Dianne Clare Oxberry (13 August 1967 - 10 January 2019) was an English broadcaster and meteorologist, best known as a long-serving TV and radio presenter for BBC North West.

She presented weather forecasts for the regional news programme North West Tonight for 23 years until her death in 2019.

== Early life ==
Oxberry was born on 13 August 1967 in Sunderland, County Durham, to Francis Joseph Oxberry (1935–1983) and Margaret R. Dent.

== Career ==
Oxberry originally joined the BBC as a personal assistant at Radio 2, having previously auditioned for a presenting role on the youth music series No Limits for BBC2. She began her broadcasting career on Radio 1, working alongside Steve Wright and in March 1990 Diane became part of Simon Mayo's on-air team for the weekday breakfast programme, where, in addition to participating in various elements of the programme, she read the weather and travel news. In 1991, she became a presenter for the second series of the Saturday morning children's TV programme, The 8:15 from Manchester, where she met her husband, cameraman Ian Hindle.

After studying meteorology at the Met Office College in Berkshire, Oxberry joined BBC North West in 1995 as its first dedicated weather presenter. Alongside her forecasting work, she also co-presented the weekday breakfast programme on BBC Radio Manchester (alongside Eamonn O'Neal) and worked as a relief newsreader and presenter for North West Tonight. In later years, she fronted the peak-time regional current affairs programme Inside Out North West.

Oxberry made her last appearance on North West Tonight in mid-December 2018. Her last report for Inside Out was aired posthumously as part of a tribute programme on 21 January 2019.

== Personal life and death ==
Oxberry was married to Ian Hindle in 1993. The couple had two children and lived in Sale, Greater Manchester.

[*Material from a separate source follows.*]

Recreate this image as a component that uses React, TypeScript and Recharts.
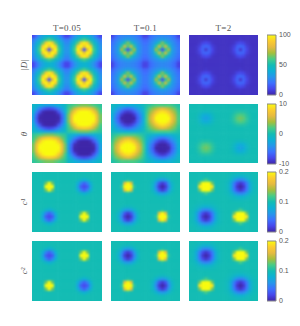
import React from 'react'
import { ScatterChart, Scatter, XAxis, YAxis, ReferenceLine, BarChart, Bar } from 'recharts'

// one quarter of a panel: rows run from the panel edge in to the blob centre
const D_005 = [
  [10, 20, 29, 36, 41, 43, 41, 36, 29, 20, 10],
  [23, 30, 39, 46, 54, 60, 54, 46, 39, 30, 23],
  [27, 38, 47, 62, 90, 98, 90, 62, 47, 38, 27],
  [30, 42, 55, 90, 100, 84, 100, 90, 55, 42, 30],
  [30, 43, 60, 100, 80, 14, 80, 100, 60, 43, 30],
]
const D_01 = [
  [9, 18, 22, 25, 26, 27, 26, 25, 22, 18, 9],
  [17, 22, 26, 29, 32, 33, 32, 29, 26, 22, 17],
  [20, 25, 30, 37, 52, 66, 52, 37, 30, 25, 20],
  [22, 27, 33, 55, 76, 58, 76, 55, 33, 27, 22],
  [22, 27, 35, 70, 54, 12, 54, 70, 35, 27, 22],
]
const D_2 = [
  [4, 4, 4, 4, 4, 4, 4, 4, 4, 4, 4],
  [4, 4, 4, 4, 4, 5, 4, 4, 4, 4, 4],
  [4, 4, 4, 5, 9, 11, 9, 5, 4, 4, 4],
  [4, 4, 5, 8, 16, 18, 16, 8, 5, 4, 4],
  [4, 4, 5, 10, 17, 6, 17, 10, 5, 4, 4],
]

const THETA_005_POS = [
  [1, 1.5, 2, 2.5, 3, 3, 3, 2.5, 2, 1.5, 1],
  [1.5, 3, 5, 6.5, 7.5, 8, 7.5, 6.5, 5, 3, 1.5],
  [2, 5, 7.5, 9.5, 10, 10, 10, 9.5, 7.5, 5, 2],
  [3, 6.5, 9.5, 10, 10, 10, 10, 10, 9.5, 6.5, 3],
  [3, 7, 10, 10, 10, 10, 10, 10, 10, 7, 3],
]
const THETA_005_NEG = [
  [-1, -1.5, -2, -2.5, -3, -3, -3, -2.5, -2, -1.5, -1],
  [-1.5, -3, -5, -6.5, -7.5, -8, -7.5, -6.5, -5, -3, -1.5],
  [-2, -5, -7.5, -9.5, -10, -10, -10, -9.5, -7.5, -5, -2],
  [-3, -6.5, -9.5, -10, -10, -10, -10, -10, -9.5, -6.5, -3],
  [-3, -7, -10, -10, -10, -10, -10, -10, -10, -7, -3],
]
const THETA_01_POS = [
  [0.5, 1, 1.5, 2, 2, 2, 2, 2, 1.5, 1, 0.5],
  [1, 2.5, 3.5, 4.5, 5.5, 6, 5.5, 4.5, 3.5, 2.5, 1],
  [1.5, 3.5, 5, 7, 8.5, 9, 8.5, 7, 5, 3.5, 1.5],
  [2, 4.5, 6.5, 9, 10, 10, 10, 9, 6.5, 4.5, 2],
  [2, 5, 7, 10, 10, 10, 10, 10, 7, 5, 2],
]
const THETA_01_NEG = [
  [-0.5, -1, -1.5, -2, -2, -2, -2, -2, -1.5, -1, -0.5],
  [-1, -2.5, -3.5, -4.5, -5.5, -6, -5.5, -4.5, -3.5, -2.5, -1],
  [-1.5, -3.5, -5, -7, -8.5, -9, -8.5, -7, -5, -3.5, -1.5],
  [-2, -4.5, -6.5, -9, -10, -10, -10, -9, -6.5, -4.5, -2],
  [-2, -5, -7, -10, -10, -10, -10, -10, -7, -5, -2],
]
const THETA_2_POS = [
  [0, 0, 0, 0, 0, 0, 0, 0, 0, 0, 0],
  [0, 0, 0, 0, 0, 0, 0, 0, 0, 0, 0],
  [0, 0, 0, 0.3, 0.6, 0.7, 0.6, 0.3, 0, 0, 0],
  [0, 0, 0.2, 0.9, 1.9, 2.3, 1.9, 0.9, 0.2, 0, 0],
  [0, 0, 0.3, 1.2, 2.5, 3, 2.5, 1.2, 0.3, 0, 0],
]
const THETA_2_NEG = [
  [0, 0, 0, 0, 0, 0, 0, 0, 0, 0, 0],
  [0, 0, 0, 0, 0, 0, 0, 0, 0, 0, 0],
  [0, 0, 0, -0.3, -0.6, -0.7, -0.6, -0.3, 0, 0, 0],
  [0, 0, -0.2, -0.9, -1.9, -2.3, -1.9, -0.9, -0.2, 0, 0],
  [0, 0, -0.3, -1.2, -2.5, -3, -2.5, -1.2, -0.3, 0, 0],
]

const C_005_HOT = [
  [0.1, 0.1, 0.1, 0.1, 0.1, 0.1, 0.1, 0.1, 0.1, 0.1, 0.1],
  [0.1, 0.1, 0.1, 0.1, 0.1, 0.1, 0.1, 0.1, 0.1, 0.1, 0.1],
  [0.1, 0.1, 0.1, 0.1, 0.1, 0.1, 0.1, 0.1, 0.1, 0.1, 0.1],
  [0.1, 0.1, 0.1, 0.1, 0.13, 0.21, 0.13, 0.1, 0.1, 0.1, 0.1],
  [0.1, 0.1, 0.1, 0.1, 0.2, 0.26, 0.2, 0.1, 0.1, 0.1, 0.1],
]
const C_005_COLD = [
  [0.1, 0.1, 0.1, 0.1, 0.1, 0.1, 0.1, 0.1, 0.1, 0.1, 0.1],
  [0.1, 0.1, 0.1, 0.1, 0.1, 0.098, 0.1, 0.1, 0.1, 0.1, 0.1],
  [0.1, 0.1, 0.1, 0.097, 0.088, 0.08, 0.088, 0.097, 0.1, 0.1, 0.1],
  [0.1, 0.1, 0.098, 0.08, 0.05, 0.032, 0.05, 0.08, 0.098, 0.1, 0.1],
  [0.1, 0.1, 0.097, 0.07, 0.03, 0.02, 0.03, 0.07, 0.097, 0.1, 0.1],
]
const C_01_HOT = [
  [0.1, 0.1, 0.1, 0.1, 0.1, 0.1, 0.1, 0.1, 0.1, 0.1, 0.1],
  [0.1, 0.1, 0.1, 0.1, 0.1, 0.1, 0.1, 0.1, 0.1, 0.1, 0.1],
  [0.1, 0.1, 0.1, 0.1, 0.1, 0.105, 0.1, 0.1, 0.1, 0.1, 0.1],
  [0.1, 0.1, 0.1, 0.1, 0.17, 0.22, 0.17, 0.1, 0.1, 0.1, 0.1],
  [0.1, 0.1, 0.1, 0.11, 0.22, 0.26, 0.22, 0.11, 0.1, 0.1, 0.1],
]
const C_01_COLD = [
  [0.1, 0.1, 0.1, 0.1, 0.1, 0.1, 0.1, 0.1, 0.1, 0.1, 0.1],
  [0.1, 0.1, 0.1, 0.098, 0.095, 0.094, 0.095, 0.098, 0.1, 0.1, 0.1],
  [0.1, 0.1, 0.096, 0.085, 0.07, 0.062, 0.07, 0.085, 0.096, 0.1, 0.1],
  [0.1, 0.098, 0.088, 0.06, 0.025, 0.012, 0.025, 0.06, 0.088, 0.098, 0.1],
  [0.1, 0.098, 0.085, 0.05, 0.012, 0, 0.012, 0.05, 0.085, 0.098, 0.1],
]
const C_2_HOT = [
  [0.1, 0.1, 0.1, 0.1, 0.1, 0.1, 0.1, 0.1, 0.1, 0.1, 0.1],
  [0.1, 0.1, 0.1, 0.1, 0.1, 0.1, 0.1, 0.1, 0.1, 0.1, 0.1],
  [0.1, 0.1, 0.1, 0.1, 0.105, 0.12, 0.105, 0.1, 0.1, 0.1, 0.1],
  [0.1, 0.1, 0.1, 0.13, 0.22, 0.26, 0.22, 0.13, 0.1, 0.1, 0.1],
  [0.1, 0.1, 0.1, 0.19, 0.26, 0.26, 0.26, 0.19, 0.1, 0.1, 0.1],
]
const C_2_COLD = [
  [0.1, 0.1, 0.098, 0.097, 0.096, 0.096, 0.096, 0.097, 0.098, 0.1, 0.1],
  [0.1, 0.098, 0.095, 0.09, 0.085, 0.083, 0.085, 0.09, 0.095, 0.098, 0.1],
  [0.098, 0.096, 0.088, 0.07, 0.055, 0.05, 0.055, 0.07, 0.088, 0.096, 0.098],
  [0.098, 0.093, 0.075, 0.045, 0.02, 0.01, 0.02, 0.045, 0.075, 0.093, 0.098],
  [0.098, 0.093, 0.075, 0.04, 0.01, 0, 0.01, 0.04, 0.075, 0.093, 0.098],
]

const COLUMN_TITLES = ['T=0.05', 'T=0.1', 'T=2']
const ROW_LABELS = ['|D|', 'θ', 'c¹', 'c²']
const BAR_RANGES = [[0, 100], [-10, 10], [0, 0.2], [0, 0.2]]
const BAR_TICKS = [[0, 50, 100], [-10, 0, 10], [0, 0.1, 0.2], [0, 0.1, 0.2]]

// parula, bottom to top
const PARULA = ['#3e26a8', '#4747eb', '#3d70ff', '#2696eb', '#0db0d6', '#13bcb4', '#47cc87', '#a5bf3b', '#e6ba40', '#fccc2e', '#f9fb0e']

const COL_X = [32, 111, 189]
const COL_W = [70, 69, 69]
const ROW_Y = [35, 104, 172, 241]
const ROW_H = [60, 59, 60, 60]

const TILE_ORDER = [0, 1, 2, 3, 4, 3, 2, 1, 0]
const band = (left: number[][], right: number[][]) => TILE_ORDER.map((i) => [...left[i], ...right[i]])
const panel = (a: number[][], b: number[][], c: number[][], d: number[][]) => [...band(a, b), ...band(c, d)]

const PANELS = [
  [panel(D_005, D_005, D_005, D_005), panel(D_01, D_01, D_01, D_01), panel(D_2, D_2, D_2, D_2)],
  [
    panel(THETA_005_NEG, THETA_005_POS, THETA_005_POS, THETA_005_NEG),
    panel(THETA_01_NEG, THETA_01_POS, THETA_01_POS, THETA_01_NEG),
    panel(THETA_2_NEG, THETA_2_POS, THETA_2_POS, THETA_2_NEG),
  ],
  [
    panel(C_005_HOT, C_005_COLD, C_005_COLD, C_005_HOT),
    panel(C_01_HOT, C_01_COLD, C_01_COLD, C_01_HOT),
    panel(C_2_HOT, C_2_COLD, C_2_COLD, C_2_HOT),
  ],
  [
    panel(C_005_COLD, C_005_HOT, C_005_HOT, C_005_COLD),
    panel(C_01_COLD, C_01_HOT, C_01_HOT, C_01_COLD),
    panel(C_2_COLD, C_2_HOT, C_2_HOT, C_2_COLD),
  ],
]

const parula = (v: number, min: number, max: number) => {
  const t = Math.min(1, Math.max(0, (v - min) / (max - min))) * (PARULA.length - 1)
  const i = Math.min(PARULA.length - 2, Math.floor(t))
  const f = t - i
  const ch = (hex: string, k: number) => parseInt(hex.slice(1 + k * 2, 3 + k * 2), 16)
  const mix = [0, 1, 2].map((k) => Math.round(ch(PARULA[i], k) * (1 - f) + ch(PARULA[i + 1], k) * f))
  return `rgb(${mix[0]},${mix[1]},${mix[2]})`
}

const Heatmap = ({ rows, range, width, height }: any) => {
  const nRows = rows.length
  const nCols = rows[0].length
  const data = rows.flatMap((row: number[], r: number) => row.map((v, c) => ({ x: c + 0.5, y: r + 0.5, v, r, c })))
  const cw = width / nCols
  const ch = height / nRows

  const cell = ({ cx, cy, payload }: any) => {
    // edge cells run past the frame so the soft filter does not fade there
    const left = cx - cw / 2 - (payload.c === 0 ? 4 : 0.3)
    const right = cx + cw / 2 + (payload.c === nCols - 1 ? 4 : 0.3)
    const top = cy - ch / 2 - (payload.r === 0 ? 4 : 0.3)
    const bottom = cy + ch / 2 + (payload.r === nRows - 1 ? 4 : 0.3)
    return <rect x={left} y={top} width={right - left} height={bottom - top} fill={parula(payload.v, range[0], range[1])} />
  }

  return (
    <ScatterChart width={width} height={height} margin={{ top: 0, right: 0, bottom: 0, left: 0 }}>
      <XAxis type="number" dataKey="x" domain={[0, nCols]} hide />
      <YAxis type="number" dataKey="y" domain={[0, nRows]} reversed hide />
      <Scatter data={data} shape={cell} isAnimationActive={false} />
      <ReferenceLine x={0} stroke="#999" strokeWidth={2} />
      <ReferenceLine y={0} stroke="#999" strokeWidth={2} />
      <ReferenceLine x={nCols} stroke="rgba(70,70,70,0.6)" strokeWidth={2} />
      <ReferenceLine y={nRows} stroke="rgba(90,90,90,0.6)" strokeWidth={2} />
    </ScatterChart>
  )
}

const ColorBar = ({ range, ticks, id }: any) => (
  <BarChart
    width={33}
    height={71}
    data={[{ name: 'c', span: range }]}
    margin={{ top: 5, right: 0, bottom: 6, left: 0 }}
    barCategoryGap={0}
  >
    <defs>
      <linearGradient id={id} x1="0" y1="1" x2="0" y2="0">
        {PARULA.map((c, i) => (
          <stop key={i} offset={i / (PARULA.length - 1)} stopColor={c} />
        ))}
      </linearGradient>
    </defs>
    <XAxis dataKey="name" hide />
    <YAxis
      orientation="right"
      width={24}
      type="number"
      domain={range}
      ticks={ticks}
      interval={0}
      axisLine={false}
      tickLine={false}
      tickSize={0}
      tickMargin={3}
      tick={{ fontSize: 7, fill: '#555', fontFamily: 'Liberation Sans' }}
    />
    <Bar dataKey="span" fill={`url(#${id})`} stroke="#888" strokeWidth={1} isAnimationActive={false} />
  </BarChart>
)

const box = (left: number, top: number): React.CSSProperties => ({ position: 'absolute', left, top })

export default function App() {
  return (
    <div style={{ position: 'absolute', left: 0, top: 0, width: 300, height: 326, background: '#fff', overflow: 'hidden' }}>
      <style>{'.recharts-scatter{filter:blur(1.05px)}'}</style>
      {COLUMN_TITLES.map((t, i) => (
        <div
          key={t}
          style={{
            ...box(COL_X[i], 23),
            width: COL_W[i],
            textAlign: 'center',
            font: '9px "Liberation Serif"',
            letterSpacing: 0.3,
            color: '#555',
            lineHeight: '10px',
          }}
        >
          {t}
        </div>
      ))}
      {ROW_LABELS.map((t, r) => (
        <div
          key={t}
          style={{
            ...box(14, ROW_Y[r] + 25),
            width: 20,
            textAlign: 'center',
            transform: 'rotate(-90deg)',
            font: 'italic 9px "Liberation Serif"',
            color: '#555',
            lineHeight: '10px',
          }}
        >
          {t}
        </div>
      ))}
      {PANELS.map((cols, r) =>
        cols.map((rows, c) => (
          <div key={`${r}-${c}`} style={box(COL_X[c], ROW_Y[r])}>
            <Heatmap rows={rows} range={BAR_RANGES[r]} width={COL_W[c]} height={ROW_H[r]} />
          </div>
        )),
      )}
      {BAR_RANGES.map((range, r) => (
        <div key={r} style={box(267, ROW_Y[r] - 5)}>
          <ColorBar range={range} ticks={BAR_TICKS[r]} id={`parula${r}`} />
        </div>
      ))}
    </div>
  )
}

She died at the Christie Hospital, Manchester, on 10 January 2019, aged 51, shortly after being diagnosed with ovarian cancer. Her death was announced publicly the following day.

Her funeral took place on 7 February 2019 at St Mary Magdalene's church in Sale. A memorial service was held at Manchester Cathedral three weeks later on 28 February 2019 - Greater Manchester mayor Andy Burnham described Oxberry as "a true friend of the north west of England".

Ian Hindle, Oxberry's widower, later set up a charity to help patients diagnosed with ovarian cancer. By April, the fund had raised more than £52,000 online.